■ Your instructions: Retype exactly the lines below, beginning with the first and ending with the line where "const FONT = 'Lato';" appears.

##### Source material #####

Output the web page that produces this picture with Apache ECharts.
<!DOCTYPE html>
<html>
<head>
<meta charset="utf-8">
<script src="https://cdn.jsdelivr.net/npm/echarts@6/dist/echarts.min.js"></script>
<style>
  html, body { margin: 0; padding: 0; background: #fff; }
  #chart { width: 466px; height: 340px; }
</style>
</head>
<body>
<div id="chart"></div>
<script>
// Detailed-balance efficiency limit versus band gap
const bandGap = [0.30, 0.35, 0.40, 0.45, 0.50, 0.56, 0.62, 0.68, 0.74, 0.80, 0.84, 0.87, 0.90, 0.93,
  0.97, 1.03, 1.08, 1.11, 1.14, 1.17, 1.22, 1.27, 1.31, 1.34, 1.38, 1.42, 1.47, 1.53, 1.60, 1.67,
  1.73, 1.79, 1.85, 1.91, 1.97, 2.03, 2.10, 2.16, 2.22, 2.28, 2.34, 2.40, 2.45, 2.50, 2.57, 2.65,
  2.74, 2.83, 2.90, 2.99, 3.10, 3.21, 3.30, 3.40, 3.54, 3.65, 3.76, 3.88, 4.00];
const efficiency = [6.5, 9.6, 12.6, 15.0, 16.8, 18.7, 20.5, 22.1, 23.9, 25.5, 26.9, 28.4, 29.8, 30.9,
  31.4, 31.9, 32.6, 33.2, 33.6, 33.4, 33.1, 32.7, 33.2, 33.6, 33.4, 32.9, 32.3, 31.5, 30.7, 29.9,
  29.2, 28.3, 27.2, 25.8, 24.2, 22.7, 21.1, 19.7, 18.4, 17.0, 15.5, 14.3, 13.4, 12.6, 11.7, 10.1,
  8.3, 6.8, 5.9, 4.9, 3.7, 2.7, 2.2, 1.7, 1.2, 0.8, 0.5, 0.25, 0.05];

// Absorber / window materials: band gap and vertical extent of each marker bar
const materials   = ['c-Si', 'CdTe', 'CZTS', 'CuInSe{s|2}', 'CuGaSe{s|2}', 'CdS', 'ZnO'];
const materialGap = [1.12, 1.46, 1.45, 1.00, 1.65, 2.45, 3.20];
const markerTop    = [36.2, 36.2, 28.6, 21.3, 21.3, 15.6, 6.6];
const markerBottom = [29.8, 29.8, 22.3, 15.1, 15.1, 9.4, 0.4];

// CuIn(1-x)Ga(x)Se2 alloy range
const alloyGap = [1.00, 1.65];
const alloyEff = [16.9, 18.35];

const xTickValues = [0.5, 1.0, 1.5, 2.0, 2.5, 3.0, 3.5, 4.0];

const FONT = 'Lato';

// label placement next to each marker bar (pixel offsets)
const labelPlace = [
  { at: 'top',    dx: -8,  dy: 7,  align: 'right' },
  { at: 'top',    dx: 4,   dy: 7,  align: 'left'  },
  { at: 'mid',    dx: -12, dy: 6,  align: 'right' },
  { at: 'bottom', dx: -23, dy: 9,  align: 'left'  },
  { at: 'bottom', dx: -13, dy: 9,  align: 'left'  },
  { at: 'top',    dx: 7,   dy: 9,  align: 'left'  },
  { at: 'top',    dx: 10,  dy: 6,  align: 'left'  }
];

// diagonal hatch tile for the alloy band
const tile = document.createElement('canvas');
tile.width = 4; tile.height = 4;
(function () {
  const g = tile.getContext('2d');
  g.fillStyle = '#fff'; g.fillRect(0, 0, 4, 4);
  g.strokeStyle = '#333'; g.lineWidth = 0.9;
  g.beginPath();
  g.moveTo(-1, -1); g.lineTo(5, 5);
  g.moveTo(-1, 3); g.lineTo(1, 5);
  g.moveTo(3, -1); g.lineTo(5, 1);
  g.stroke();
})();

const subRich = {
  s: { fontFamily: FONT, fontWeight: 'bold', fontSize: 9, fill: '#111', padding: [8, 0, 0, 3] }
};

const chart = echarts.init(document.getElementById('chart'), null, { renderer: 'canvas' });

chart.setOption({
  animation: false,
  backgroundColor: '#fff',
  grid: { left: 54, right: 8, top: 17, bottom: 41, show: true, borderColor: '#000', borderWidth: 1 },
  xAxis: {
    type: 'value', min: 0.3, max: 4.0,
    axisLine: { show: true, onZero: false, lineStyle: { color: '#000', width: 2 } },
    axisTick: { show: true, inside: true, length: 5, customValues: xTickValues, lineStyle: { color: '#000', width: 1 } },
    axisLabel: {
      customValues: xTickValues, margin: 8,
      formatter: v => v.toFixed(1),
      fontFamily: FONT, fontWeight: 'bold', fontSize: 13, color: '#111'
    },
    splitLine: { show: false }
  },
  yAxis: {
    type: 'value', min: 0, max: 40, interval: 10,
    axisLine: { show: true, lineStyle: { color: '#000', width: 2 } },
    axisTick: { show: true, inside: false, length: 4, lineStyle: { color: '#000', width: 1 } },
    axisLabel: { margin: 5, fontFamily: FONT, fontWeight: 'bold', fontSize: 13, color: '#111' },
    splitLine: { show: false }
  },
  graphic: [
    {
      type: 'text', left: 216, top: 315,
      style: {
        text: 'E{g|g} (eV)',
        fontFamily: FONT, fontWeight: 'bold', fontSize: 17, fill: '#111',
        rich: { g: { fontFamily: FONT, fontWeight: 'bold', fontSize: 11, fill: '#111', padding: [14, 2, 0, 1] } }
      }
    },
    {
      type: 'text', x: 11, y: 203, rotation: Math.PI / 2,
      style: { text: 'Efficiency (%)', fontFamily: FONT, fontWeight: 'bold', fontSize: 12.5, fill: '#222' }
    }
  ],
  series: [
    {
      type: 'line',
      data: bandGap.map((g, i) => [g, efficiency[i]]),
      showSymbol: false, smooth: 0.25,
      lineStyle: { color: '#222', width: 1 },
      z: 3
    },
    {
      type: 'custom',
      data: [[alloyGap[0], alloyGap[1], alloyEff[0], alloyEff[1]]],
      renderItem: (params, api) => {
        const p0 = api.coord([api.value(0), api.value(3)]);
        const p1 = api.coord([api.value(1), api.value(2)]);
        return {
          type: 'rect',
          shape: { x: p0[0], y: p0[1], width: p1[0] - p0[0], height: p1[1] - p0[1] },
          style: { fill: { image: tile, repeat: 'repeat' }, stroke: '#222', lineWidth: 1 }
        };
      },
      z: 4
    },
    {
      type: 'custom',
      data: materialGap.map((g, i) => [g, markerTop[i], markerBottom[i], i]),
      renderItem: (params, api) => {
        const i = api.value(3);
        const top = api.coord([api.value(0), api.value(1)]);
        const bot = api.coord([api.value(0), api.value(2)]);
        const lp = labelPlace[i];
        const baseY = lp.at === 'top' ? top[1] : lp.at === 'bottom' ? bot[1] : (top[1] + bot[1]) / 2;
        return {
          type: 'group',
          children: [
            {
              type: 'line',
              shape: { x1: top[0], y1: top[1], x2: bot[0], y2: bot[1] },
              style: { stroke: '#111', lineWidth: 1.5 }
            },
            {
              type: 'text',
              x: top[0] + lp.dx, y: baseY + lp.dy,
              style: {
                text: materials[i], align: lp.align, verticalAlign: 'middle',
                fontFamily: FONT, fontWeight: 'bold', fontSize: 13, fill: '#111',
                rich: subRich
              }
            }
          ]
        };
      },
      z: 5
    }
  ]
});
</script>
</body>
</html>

#####

■ Solved problem:
Output the web page that produces this picture with Apache ECharts.
<!DOCTYPE html>
<html>
<head>
<meta charset="utf-8">
<script src="https://cdn.jsdelivr.net/npm/echarts@6/dist/echarts.min.js"></script>
<style>
  html, body { margin: 0; padding: 0; background: #fff; }
  #chart { width: 466px; height: 340px; }
</style>
</head>
<body>
<div id="chart"></div>
<script>
// Detailed-balance efficiency limit versus band gap
const bandGap = [0.30, 0.35, 0.40, 0.45, 0.50, 0.56, 0.62, 0.68, 0.74, 0.80, 0.84, 0.87, 0.90, 0.93,
  0.97, 1.03, 1.08, 1.11, 1.14, 1.17, 1.22, 1.27, 1.31, 1.34, 1.38, 1.42, 1.47, 1.53, 1.60, 1.67,
  1.73, 1.79, 1.85, 1.91, 1.97, 2.03, 2.10, 2.16, 2.22, 2.28, 2.34, 2.40, 2.45, 2.50, 2.57, 2.65,
  2.74, 2.83, 2.90, 2.99, 3.10, 3.21, 3.30, 3.40, 3.54, 3.65, 3.76, 3.88, 4.00];
const efficiency = [6.5, 9.6, 12.6, 15.0, 16.8, 18.7, 20.5, 22.1, 23.9, 25.5, 26.9, 28.4, 29.8, 30.9,
  31.4, 31.9, 32.6, 33.2, 33.6, 33.4, 33.1, 32.7, 33.2, 33.6, 33.4, 32.9, 32.3, 31.5, 30.7, 29.9,
  29.2, 28.3, 27.2, 25.8, 24.2, 22.7, 21.1, 19.7, 18.4, 17.0, 15.5, 14.3, 13.4, 12.6, 11.7, 10.1,
  8.3, 6.8, 5.9, 4.9, 3.7, 2.7, 2.2, 1.7, 1.2, 0.8, 0.5, 0.25, 0.05];

// Absorber / window materials: band gap and vertical extent of each marker bar
const materials   = ['c-Si', 'CdTe', 'CZTS', 'CuInSe{s|2}', 'CuGaSe{s|2}', 'CdS', 'ZnO'];
const materialGap = [1.12, 1.46, 1.45, 1.00, 1.65, 2.45, 3.20];
const markerTop    = [36.2, 36.2, 28.6, 21.3, 21.3, 15.6, 6.6];
const markerBottom = [29.8, 29.8, 22.3, 15.1, 15.1, 9.4, 0.4];

// CuIn(1-x)Ga(x)Se2 alloy range
const alloyGap = [1.00, 1.65];
const alloyEff = [16.9, 18.35];

const xTickValues = [0.5, 1.0, 1.5, 2.0, 2.5, 3.0, 3.5, 4.0];

const FONT = 'Lato';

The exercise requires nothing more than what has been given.